[start COLLECTED DATA]

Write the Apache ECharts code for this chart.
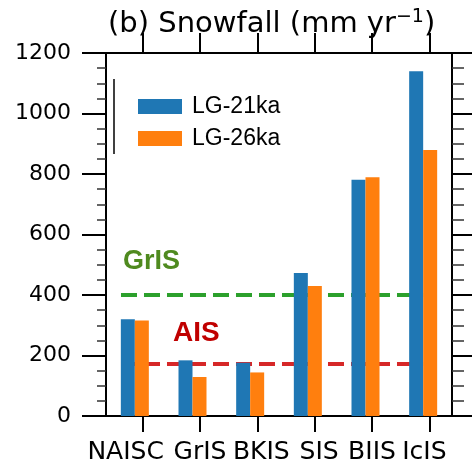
<!DOCTYPE html>
<html>
<head>
<meta charset="utf-8">
<script src="https://cdn.jsdelivr.net/npm/echarts@6/dist/echarts.min.js"></script>
<style>
  html, body { margin: 0; padding: 0; background: #fff; }
  #chart { width: 472px; height: 468px; }
</style>
</head>
<body>
<div id="chart"></div>
<script>
// ice sheets on the x axis
const categories = ['NAISC', 'GrIS', 'BKIS', 'SIS', 'BIIS', 'IcIS']
// snowfall, mm/yr
const lg21 = [320, 184, 176, 473, 781, 1140]
const lg26 = [316, 129, 144, 430, 789, 879]
// present-day reference levels
const grisLevel = 400
const aisLevel = 172
// x extent of the reference lines, in category units (0 = first category)
const refSpan = [-0.24, 5]
const yTicks = [0, 200, 400, 600, 800, 1000, 1200]

const chart = echarts.init(document.getElementById('chart'))

const tickFont = 'DejaVu Sans'
const black = '#000'
const catLabel = { fontFamily: tickFont, fontSize: 25, color: black }
// labels in the original are not quite centred on their ticks
const labelPad = [[0, 34, 0, 0], [0, 0, 0, 0], [0, 0, 0, 8], [0, 0, 0, 9], [0, 0, 0, 0], [0, 10, 0, 0]]

chart.setOption({
  animation: false,
  title: {
    left: 103,
    top: 3,
    text: '(b) Snowfall (mm yr{sup|−1})',
    textStyle: {
      fontFamily: tickFont,
      fontSize: 29,
      fontWeight: 'normal',
      color: black,
      rich: {
        sup: { fontFamily: tickFont, fontSize: 19, color: black, padding: [0, 0, 14, 0] },
      },
    },
  },
  legend: {
    orient: 'vertical',
    left: 133,
    top: 90,
    itemWidth: 44,
    itemHeight: 15,
    itemGap: 9,
    icon: 'rect',
    data: ['LG-21ka', 'LG-26ka'],
    textStyle: { fontFamily: 'Liberation Sans', fontSize: 23, color: black, padding: [0, 0, 0, 5] },
  },
  grid: [
    { left: 106, top: 53, width: 346, height: 363 },
    { left: 114, top: 53, width: 344, height: 363 },
  ],
  xAxis: [
    {
      type: 'category', gridIndex: 0, position: 'bottom', data: categories,
      axisLine: { onZero: false, lineStyle: { color: black, width: 2 } },
      axisTick: { show: false }, axisLabel: { show: false },
    },
    {
      type: 'category', gridIndex: 0, position: 'top', data: categories,
      axisLine: { onZero: false, lineStyle: { color: black, width: 2 } },
      axisTick: { show: false }, axisLabel: { show: false },
    },
    { type: 'value', gridIndex: 0, min: -0.5, max: 5.5, show: false },
    {
      type: 'category', gridIndex: 1, position: 'bottom', data: categories,
      axisLine: { show: false, onZero: false },
      axisTick: { show: true, alignWithLabel: true, length: 16, lineStyle: { color: black, width: 2 } },
      axisLabel: {
        interval: 0, margin: 24, ...catLabel,
        formatter: (v, i) => `{p${i}|${v}}`,
        rich: Object.fromEntries(labelPad.map((p, i) => ['p' + i, { ...catLabel, padding: p }])),
      },
    },
    {
      type: 'category', gridIndex: 1, position: 'top', data: categories,
      axisLine: { show: false, onZero: false },
      axisTick: { show: true, alignWithLabel: true, length: 20, lineStyle: { color: black, width: 2 } },
      axisLabel: { show: false },
    },
  ],
  yAxis: [
    {
      type: 'value', gridIndex: 0, position: 'left', min: 0, max: 1200, interval: 200,
      axisLine: { show: true, onZero: false, lineStyle: { color: black, width: 2 } },
      axisTick: { show: true, length: 24, lineStyle: { color: black, width: 2 } },
      minorTick: { show: true, splitNumber: 4, length: 9, lineStyle: { color: '#333', width: 1.5 } },
      axisLabel: { fontFamily: tickFont, fontSize: 22, color: black, margin: 35,
        formatter: (v) => (yTicks.includes(v) ? String(v) : '') },
      splitLine: { show: false },
    },
    {
      type: 'value', gridIndex: 0, position: 'right', min: 0, max: 1200, interval: 200,
      axisLine: { show: true, onZero: false, lineStyle: { color: black, width: 2 } },
      axisTick: { show: true, length: 20, lineStyle: { color: black, width: 2 } },
      minorTick: { show: true, splitNumber: 4, length: 12, lineStyle: { color: '#333', width: 1.5 } },
      axisLabel: { show: false },
      splitLine: { show: false },
    },
    { type: 'value', gridIndex: 1, min: 0, max: 1200, show: false },
  ],
  graphic: [
    // stray bar at the legend's left edge
    { type: 'line', shape: { x1: 114, y1: 79, x2: 114, y2: 154 }, style: { stroke: black, lineWidth: 1.5 } },
    {
      type: 'text', x: 123, y: 261.5,
      style: { text: 'GrIS', fill: '#4f8a1f', font: 'bold 27px "Liberation Sans"', verticalAlign: 'middle' },
    },
    {
      type: 'text', x: 173, y: 333,
      style: { text: 'AIS', fill: '#c00000', font: 'bold 28px "Liberation Sans"', verticalAlign: 'middle' },
    },
  ],
  series: [
    {
      type: 'line', xAxisIndex: 2, yAxisIndex: 0, z: 1, symbol: 'none',
      data: refSpan.map((x) => [x, grisLevel]),
      lineStyle: { color: '#2ca02c', width: 4, type: [16, 7] },
    },
    {
      type: 'line', xAxisIndex: 2, yAxisIndex: 0, z: 1, symbol: 'none',
      data: refSpan.map((x) => [x, aisLevel]),
      lineStyle: { color: '#d62728', width: 4, type: [16, 7] },
    },
    {
      name: 'LG-21ka', type: 'bar', xAxisIndex: 0, yAxisIndex: 0, z: 3,
      data: lg21, barWidth: 14, barGap: '0%',
      itemStyle: { color: '#1f77b4' },
    },
    {
      name: 'LG-26ka', type: 'bar', xAxisIndex: 0, yAxisIndex: 0, z: 3,
      data: lg26, barWidth: 14, barGap: '0%',
      itemStyle: { color: '#ff7f0e' },
    },
  ],
})
</script>
</body>
</html>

[end COLLECTED DATA]

▶ [WRITTEN TASK]: Quote everything in the listing above exactly; pictures are the only thing to omit.

▶ [RESPONSE TO THIS EXERCISE]:
Write the Apache ECharts code for this chart.
<!DOCTYPE html>
<html>
<head>
<meta charset="utf-8">
<script src="https://cdn.jsdelivr.net/npm/echarts@6/dist/echarts.min.js"></script>
<style>
  html, body { margin: 0; padding: 0; background: #fff; }
  #chart { width: 472px; height: 468px; }
</style>
</head>
<body>
<div id="chart"></div>
<script>
// ice sheets on the x axis
const categories = ['NAISC', 'GrIS', 'BKIS', 'SIS', 'BIIS', 'IcIS']
// snowfall, mm/yr
const lg21 = [320, 184, 176, 473, 781, 1140]
const lg26 = [316, 129, 144, 430, 789, 879]
// present-day reference levels
const grisLevel = 400
const aisLevel = 172
// x extent of the reference lines, in category units (0 = first category)
const refSpan = [-0.24, 5]
const yTicks = [0, 200, 400, 600, 800, 1000, 1200]

const chart = echarts.init(document.getElementById('chart'))

const tickFont = 'DejaVu Sans'
const black = '#000'
const catLabel = { fontFamily: tickFont, fontSize: 25, color: black }
// labels in the original are not quite centred on their ticks
const labelPad = [[0, 34, 0, 0], [0, 0, 0, 0], [0, 0, 0, 8], [0, 0, 0, 9], [0, 0, 0, 0], [0, 10, 0, 0]]

chart.setOption({
  animation: false,
  title: {
    left: 103,
    top: 3,
    text: '(b) Snowfall (mm yr{sup|−1})',
    textStyle: {
      fontFamily: tickFont,
      fontSize: 29,
      fontWeight: 'normal',
      color: black,
      rich: {
        sup: { fontFamily: tickFont, fontSize: 19, color: black, padding: [0, 0, 14, 0] },
      },
    },
  },
  legend: {
    orient: 'vertical',
    left: 133,
    top: 90,
    itemWidth: 44,
    itemHeight: 15,
    itemGap: 9,
    icon: 'rect',
    data: ['LG-21ka', 'LG-26ka'],
    textStyle: { fontFamily: 'Liberation Sans', fontSize: 23, color: black, padding: [0, 0, 0, 5] },
  },
  grid: [
    { left: 106, top: 53, width: 346, height: 363 },
    { left: 114, top: 53, width: 344, height: 363 },
  ],
  xAxis: [
    {
      type: 'category', gridIndex: 0, position: 'bottom', data: categories,
      axisLine: { onZero: false, lineStyle: { color: black, width: 2 } },
      axisTick: { show: false }, axisLabel: { show: false },
    },
    {
      type: 'category', gridIndex: 0, position: 'top', data: categories,
      axisLine: { onZero: false, lineStyle: { color: black, width: 2 } },
      axisTick: { show: false }, axisLabel: { show: false },
    },
    { type: 'value', gridIndex: 0, min: -0.5, max: 5.5, show: false },
    {
      type: 'category', gridIndex: 1, position: 'bottom', data: categories,
      axisLine: { show: false, onZero: false },
      axisTick: { show: true, alignWithLabel: true, length: 16, lineStyle: { color: black, width: 2 } },
      axisLabel: {
        interval: 0, margin: 24, ...catLabel,
        formatter: (v, i) => `{p${i}|${v}}`,
        rich: Object.fromEntries(labelPad.map((p, i) => ['p' + i, { ...catLabel, padding: p }])),
      },
    },
    {
      type: 'category', gridIndex: 1, position: 'top', data: categories,
      axisLine: { show: false, onZero: false },
      axisTick: { show: true, alignWithLabel: true, length: 20, lineStyle: { color: black, width: 2 } },
      axisLabel: { show: false },
    },
  ],
  yAxis: [
    {
      type: 'value', gridIndex: 0, position: 'left', min: 0, max: 1200, interval: 200,
      axisLine: { show: true, onZero: false, lineStyle: { color: black, width: 2 } },
      axisTick: { show: true, length: 24, lineStyle: { color: black, width: 2 } },
      minorTick: { show: true, splitNumber: 4, length: 9, lineStyle: { color: '#333', width: 1.5 } },
      axisLabel: { fontFamily: tickFont, fontSize: 22, color: black, margin: 35,
        formatter: (v) => (yTicks.includes(v) ? String(v) : '') },
      splitLine: { show: false },
    },
    {
      type: 'value', gridIndex: 0, position: 'right', min: 0, max: 1200, interval: 200,
      axisLine: { show: true, onZero: false, lineStyle: { color: black, width: 2 } },
      axisTick: { show: true, length: 20, lineStyle: { color: black, width: 2 } },
      minorTick: { show: true, splitNumber: 4, length: 12, lineStyle: { color: '#333', width: 1.5 } },
      axisLabel: { show: false },
      splitLine: { show: false },
    },
    { type: 'value', gridIndex: 1, min: 0, max: 1200, show: false },
  ],
  graphic: [
    // stray bar at the legend's left edge
    { type: 'line', shape: { x1: 114, y1: 79, x2: 114, y2: 154 }, style: { stroke: black, lineWidth: 1.5 } },
    {
      type: 'text', x: 123, y: 261.5,
      style: { text: 'GrIS', fill: '#4f8a1f', font: 'bold 27px "Liberation Sans"', verticalAlign: 'middle' },
    },
    {
      type: 'text', x: 173, y: 333,
      style: { text: 'AIS', fill: '#c00000', font: 'bold 28px "Liberation Sans"', verticalAlign: 'middle' },
    },
  ],
  series: [
    {
      type: 'line', xAxisIndex: 2, yAxisIndex: 0, z: 1, symbol: 'none',
      data: refSpan.map((x) => [x, grisLevel]),
      lineStyle: { color: '#2ca02c', width: 4, type: [16, 7] },
    },
    {
      type: 'line', xAxisIndex: 2, yAxisIndex: 0, z: 1, symbol: 'none',
      data: refSpan.map((x) => [x, aisLevel]),
      lineStyle: { color: '#d62728', width: 4, type: [16, 7] },
    },
    {
      name: 'LG-21ka', type: 'bar', xAxisIndex: 0, yAxisIndex: 0, z: 3,
      data: lg21, barWidth: 14, barGap: '0%',
      itemStyle: { color: '#1f77b4' },
    },
    {
      name: 'LG-26ka', type: 'bar', xAxisIndex: 0, yAxisIndex: 0, z: 3,
      data: lg26, barWidth: 14, barGap: '0%',
      itemStyle: { color: '#ff7f0e' },
    },
  ],
})
</script>
</body>
</html>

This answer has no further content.